■ **STATED TASK**
Reproduce the listing below from the line with "What Plotly code" to the line with "Acres Per Capita", both lines included, character for character, minus any pictures.

■ **DATA ENTRIES**
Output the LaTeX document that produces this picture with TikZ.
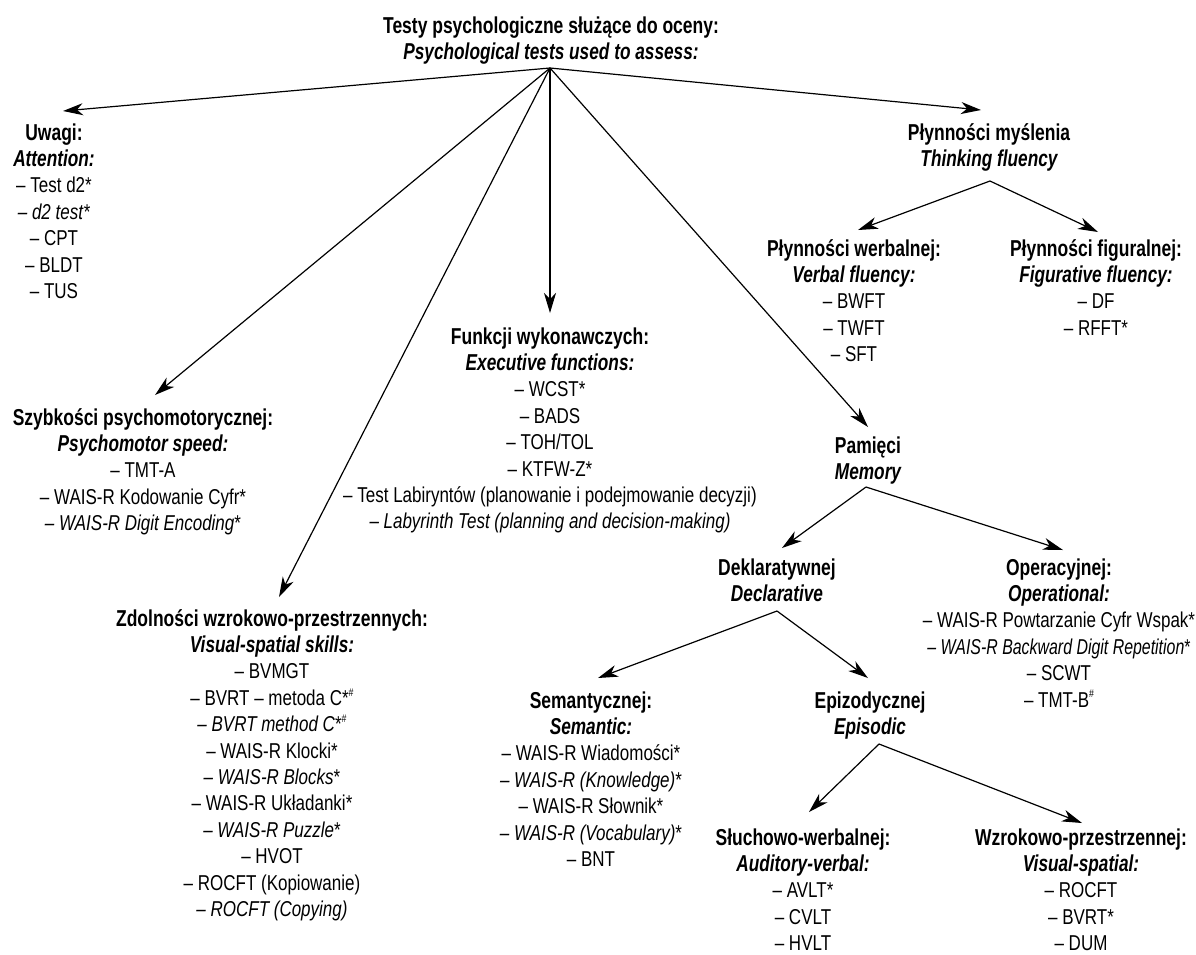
\documentclass[tikz,border=0pt]{standalone}
\usepackage{fontspec}
\setmainfont{Liberation Sans}[FakeStretch=0.79,
  BoldFeatures={FakeStretch=0.76}, BoldItalicFeatures={FakeStretch=0.75}]
\usetikzlibrary{arrows.meta}
\newcommand{\hd}[1]{{\fontsize{23pt}{26.4pt}\selectfont\bfseries #1}}
\newcommand{\hdi}[1]{{\fontsize{23pt}{26.4pt}\selectfont\bfseries\itshape #1}}
\newcommand{\shash}{\raisebox{0.42em}{\fontsize{11pt}{11pt}\selectfont\#}}
\tikzset{
  blk/.style={align=center, inner sep=0pt, anchor=base,
    font=\fontsize{21.5pt}{26.4pt}\selectfont},
  arr/.style={line width=1.2pt, -{Stealth[length=20pt,width=12pt,inset=6pt]}},
}
\begin{document}
\begin{tikzpicture}[x=1pt,y=-1pt]
\useasboundingbox (0,0) rectangle (1196,954);
% ---- text blocks (anchor = baseline of the last line) ----
\node[blk] (root) at (551,59.4) {\hd{Testy psychologiczne służące do oceny:}\\ \hdi{Psychological tests used to assess:}};
\node[blk] (uw) at (54,298.4) {\hd{Uwagi:}\\ \hdi{Attention:}\\ – Test d2*\\ \textit{– d2 test*}\\ – CPT\\ – BLDT\\ – TUS};
\node[blk] (sz) at (143,530.6) {\hd{Szybkości psychomotorycznej:}\\ \hdi{Psychomotor speed:}\\ – TMT-A\\ – WAIS-R Kodowanie Cyfr*\\ \textit{– WAIS-R Digit Encoding}*};
\node[blk] (fw) at (550,528.8) {\hd{Funkcji wykonawczych:}\\ \hdi{Executive functions:}\\ – WCST*\\ – BADS\\ – TOH/TOL\\ – KTFW-Z*\\ – Test Labiryntów (planowanie i podejmowanie decyzji)\\ \textit{– Labyrinth Test (planning and decision-making)}};
\node[blk] (zd) at (272,916.4) {\hd{Zdolności wzrokowo-przestrzennych:}\\ \hdi{Visual-spatial skills:}\\ – BVMGT\\ – BVRT – metoda C*\shash\\ \textit{– BVRT method C}*\shash\\ – WAIS-R Klocki*\\ \textit{– WAIS-R Blocks}*\\ – WAIS-R Układanki*\\ \textit{– WAIS-R Puzzle}*\\ – HVOT\\ – ROCFT (Kopiowanie)\\ \textit{– ROCFT (Copying)}};
\node[blk] (pm) at (989,166.4) {\hd{Płynności myślenia}\\ \hdi{Thinking fluency}};
\node[blk] (pw) at (854,361.6) {\hd{Płynności werbalnej:}\\ \hdi{Verbal fluency:}\\ – BWFT\\ – TWFT\\ – SFT};
\node[blk] (pf) at (1096,335.2) {\hd{Płynności figuralnej:}\\ \hdi{Figurative fluency:}\\ – DF\\ – RFFT*};
\node[blk] (pa) at (868,479.4) {\hd{Pamięci}\\ \hdi{Memory}};
\node[blk] (de) at (777,601.4) {\hd{Deklaratywnej}\\ \hdi{Declarative}};
\node[blk] (op) at (1059,707) {\hd{Operacyjnej:}\\ \hdi{Operational:}\\ – WAIS-R Powtarzanie Cyfr Wspak*\\ {\addfontfeatures{FakeStretch=0.74}\itshape – WAIS-R Backward Digit Repetition\upshape*}\\ – SCWT\\ – TMT-B\shash};
\node[blk] (se) at (591,866.4) {\hd{Semantycznej:}\\ \hdi{Semantic:}\\ – WAIS-R Wiadomości*\\ \textit{– WAIS-R (Knowledge)}*\\ – WAIS-R Słownik*\\ \textit{– WAIS-R (Vocabulary)}*\\ – BNT};
\node[blk] (ep) at (870,734.4) {\hd{Epizodycznej}\\ \hdi{Episodic}};
\node[blk] (sl) at (803,950.6) {\hd{Słuchowo-werbalnej:}\\ \hdi{Auditory-verbal:}\\ – AVLT*\\ – CVLT\\ – HVLT};
\node[blk] (wz) at (1081,950.6) {\hd{Wzrokowo-przestrzennej:}\\ \hdi{Visual-spatial:}\\ – ROCFT\\ – BVRT*\\ – DUM};
% ---- connector end points ----
\coordinate (rootO) at (550,68);
\coordinate (uwT) at (63,111);
\coordinate (szT) at (155,395);
\coordinate (zdT) at (279,597);
\coordinate (fwT) at (550,313);
\coordinate (paT) at (868,427);
\coordinate (pmT) at (981,110);
\coordinate (pmO) at (990,181);
\coordinate (pwT) at (858,230);
\coordinate (pfT) at (1098,232);
\coordinate (paO) at (866,487);
\coordinate (deT) at (782,548);
\coordinate (opT) at (1063,550);
\coordinate (deO) at (777,611);
\coordinate (seT) at (598,678);
\coordinate (epT) at (868,678);
\coordinate (epO) at (879,744);
\coordinate (slT) at (809,812);
\coordinate (wzT) at (1082,823);
% ---- connectors ----
\draw[arr] (rootO) -- (uwT);
\draw[arr] (rootO) -- (szT);
\draw[arr] (rootO) -- (zdT);
\draw[arr] (rootO) -- (fwT);
\draw[arr] (rootO) -- (paT);
\draw[arr] (rootO) -- (pmT);
\draw[arr] (pmO) -- (pwT);
\draw[arr] (pmO) -- (pfT);
\draw[arr] (paO) -- (deT);
\draw[arr] (paO) -- (opT);
\draw[arr] (deO) -- (seT);
\draw[arr] (deO) -- (epT);
\draw[arr] (epO) -- (slT);
\draw[arr] (epO) -- (wzT);
\end{tikzpicture}
\end{document}
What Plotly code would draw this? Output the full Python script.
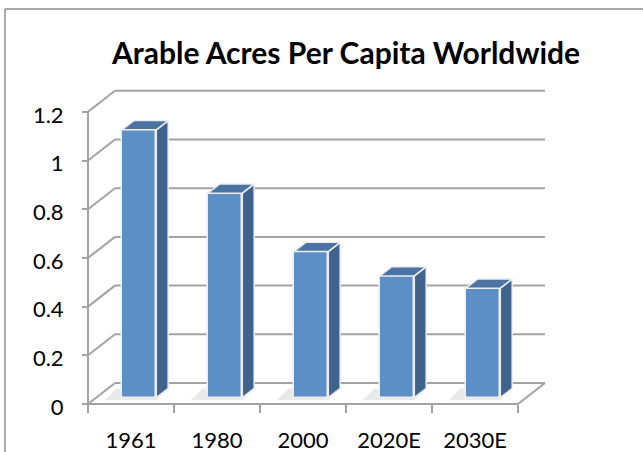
import plotly.graph_objects as go

# ---- data ----
categories = ["1961", "1980", "2000", "2020E", "2030E"]
values = [1.1, 0.84, 0.6, 0.5, 0.45]
y_ticks = [0, 0.2, 0.4, 0.6, 0.8, 1.0, 1.2]
y_tick_labels = ["0", "0.2", "0.4", "0.6", "0.8", "1", "1.2"]
title_text = "Arable Acres Per Capita Worldwide"

# ---- geometry / style ----
W, H = 643, 452
PX_U, PX_V = 86.0, 243.5          # pixels per category / per value unit
X0, Y0 = 88, 404                  # pixel position of origin (front plane)
DX, DY = 27 / PX_U, 21 / PX_V     # full-depth offset in data units
D0, D1 = 0.30, 0.74               # bar depth span (fraction of depth)
BW = 0.40                         # bar width in category units
FONT = "Lato"
GRID = "#a3a3a3"
FRONT, SIDE, TOP, EDGE = "#5b8fc6", "#40638e", "#4b73a4", "#eeeeee"

n = len(categories)
fig = go.Figure()
shapes = []

def seg(x0, y0, x1, y1, color=GRID, width=2):
    shapes.append(dict(type="line", xref="x", yref="y", x0=x0, y0=y0, x1=x1, y1=y1,
                       line=dict(color=color, width=width), layer="below"))

# back wall gridlines + side wall diagonals
for t in y_ticks:
    seg(0, t, DX, t + DY)
    seg(DX, t + DY, n + DX, t + DY)
# front vertical axis
seg(0, 0, 0, max(y_ticks))
# floor
seg(0, 0, n, 0)
seg(n, 0, n + DX, DY)

o0, o1 = DY * D0, DY * D1
for i, v in enumerate(values):
    xc = i + 0.5
    xl0, xr0 = xc - BW / 2 + DX * D0, xc + BW / 2 + DX * D0
    xl1, xr1 = xl0 + DX * (D1 - D0), xr0 + DX * (D1 - D0)
    # soft floor shadow
    shapes.append(dict(type="path", xref="x", yref="y", layer="below",
                       path=f"M{xl0-0.2},{o0-0.01} L{xr0},{o0-0.01} L{xr1},{o1} L{xl1-0.2},{o1} Z",
                       fillcolor="rgba(120,120,120,0.16)", line=dict(width=0)))
    # side face
    fig.add_trace(go.Scatter(x=[xr0, xr1, xr1, xr0, xr0], y=[o0, o1, v + o1, v + o0, o0],
                             fill="toself", fillcolor=SIDE, mode="lines",
                             line=dict(color=EDGE, width=1.5), hoverinfo="skip", showlegend=False))
    # top face
    fig.add_trace(go.Scatter(x=[xl0, xr0, xr1, xl1, xl0], y=[v + o0, v + o0, v + o1, v + o1, v + o0],
                             fill="toself", fillcolor=TOP, mode="lines",
                             line=dict(color=EDGE, width=1.5), hoverinfo="skip", showlegend=False))

# front faces as real bars
fig.add_trace(go.Bar(x=[i + 0.5 + DX * D0 for i in range(n)], y=values, base=o0, width=BW,
                     marker=dict(color=FRONT, line=dict(color=EDGE, width=1.5)),
                     hovertext=categories, showlegend=False))

# frame
shapes.append(dict(type="line", xref="paper", yref="paper", x0=5 / W, y0=1 - 9 / H, x1=1, y1=1 - 9 / H,
                   line=dict(color="#8c8c8c", width=1.5)))
shapes.append(dict(type="line", xref="paper", yref="paper", x0=5 / W, y0=0, x1=5 / W, y1=1 - 9 / H,
                   line=dict(color="#8c8c8c", width=1.5)))

fig.update_layout(
    width=W, height=H, margin=dict(l=0, r=0, t=0, b=0, autoexpand=False),
    paper_bgcolor="white", plot_bgcolor="white", shapes=shapes, bargap=0,
    title=dict(text=title_text, x=346 / W, y=1 - 53 / H, xanchor="center", yanchor="middle",
               font=dict(family=FONT, size=30, color="black", weight="bold")),
    xaxis=dict(range=[-X0 / PX_U, (W - X0) / PX_U], anchor="free", position=(H - Y0) / H,
               automargin=False,
               tickvals=[i + 0.5 for i in range(n)], ticktext=categories,
               ticks="", showgrid=False, zeroline=False, showline=False,
               ticklabelstandoff=21,
               tickfont=dict(family=FONT, size=22, color="black"),
               minor=dict(tickvals=list(range(n + 1)), ticks="outside", ticklen=8,
                          tickcolor=GRID, tickwidth=2, showgrid=False)),
    yaxis=dict(range=[-(H - Y0) / PX_V, Y0 / PX_V], anchor="free", position=X0 / W,
               automargin=False,
               tickvals=y_ticks, ticktext=y_tick_labels, ticks="outside", ticklen=6,
               tickcolor=GRID, tickwidth=2, showgrid=False, zeroline=False, showline=False,
               ticklabelstandoff=14, ticklabelshift=3,
               tickfont=dict(family=FONT, size=22, color="black")),
)

fig.write_html("out.html")
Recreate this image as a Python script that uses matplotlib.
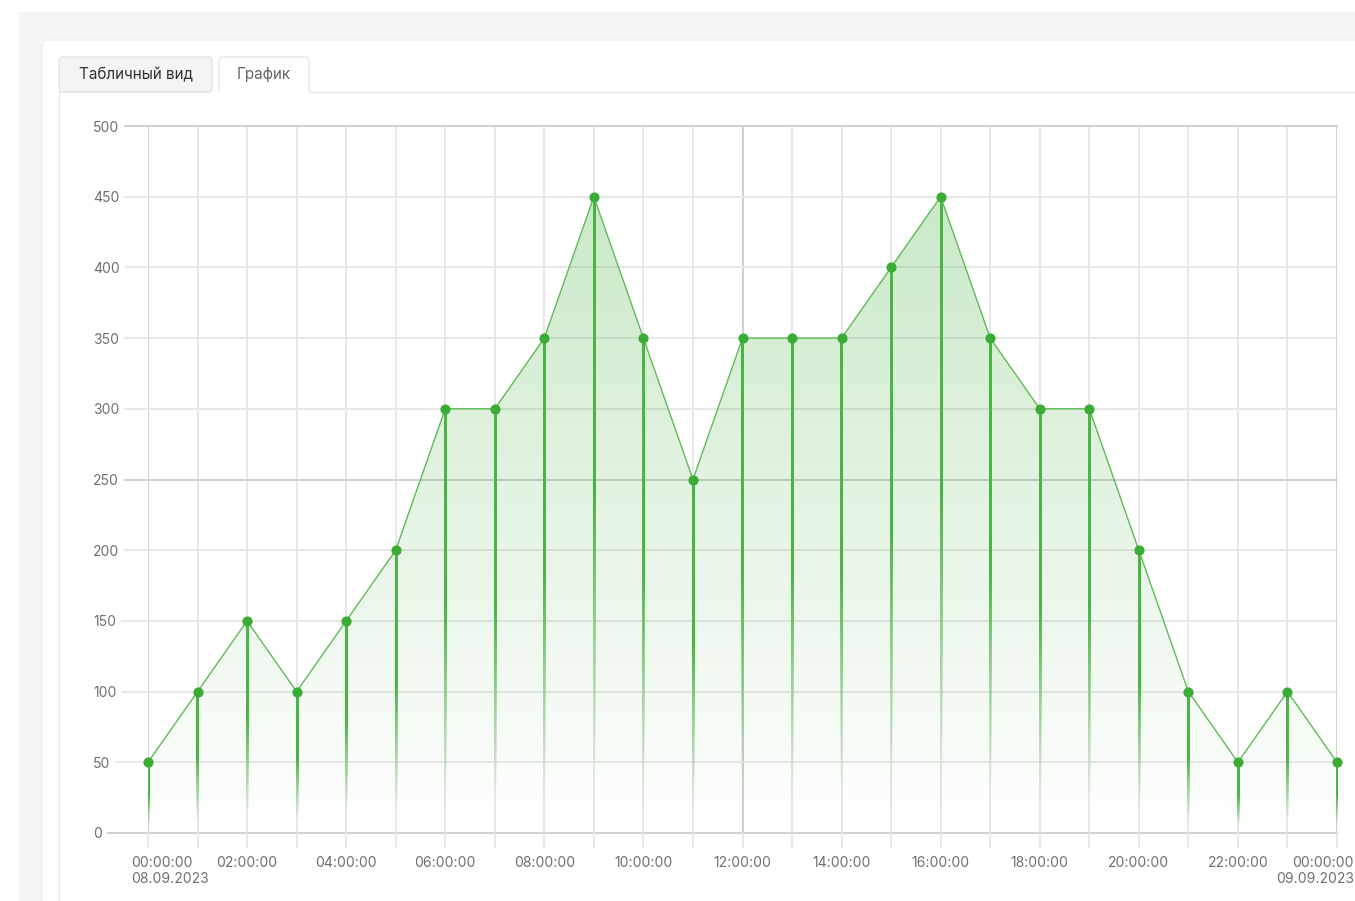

■ **SOLUTION TO THIS EXERCISE**
What Plotly code would draw this? Output the full Python script.
import plotly.graph_objects as go

# ---- data ----
categories = ["1961", "1980", "2000", "2020E", "2030E"]
values = [1.1, 0.84, 0.6, 0.5, 0.45]
y_ticks = [0, 0.2, 0.4, 0.6, 0.8, 1.0, 1.2]
y_tick_labels = ["0", "0.2", "0.4", "0.6", "0.8", "1", "1.2"]
title_text = "Arable Acres Per Capita Worldwide"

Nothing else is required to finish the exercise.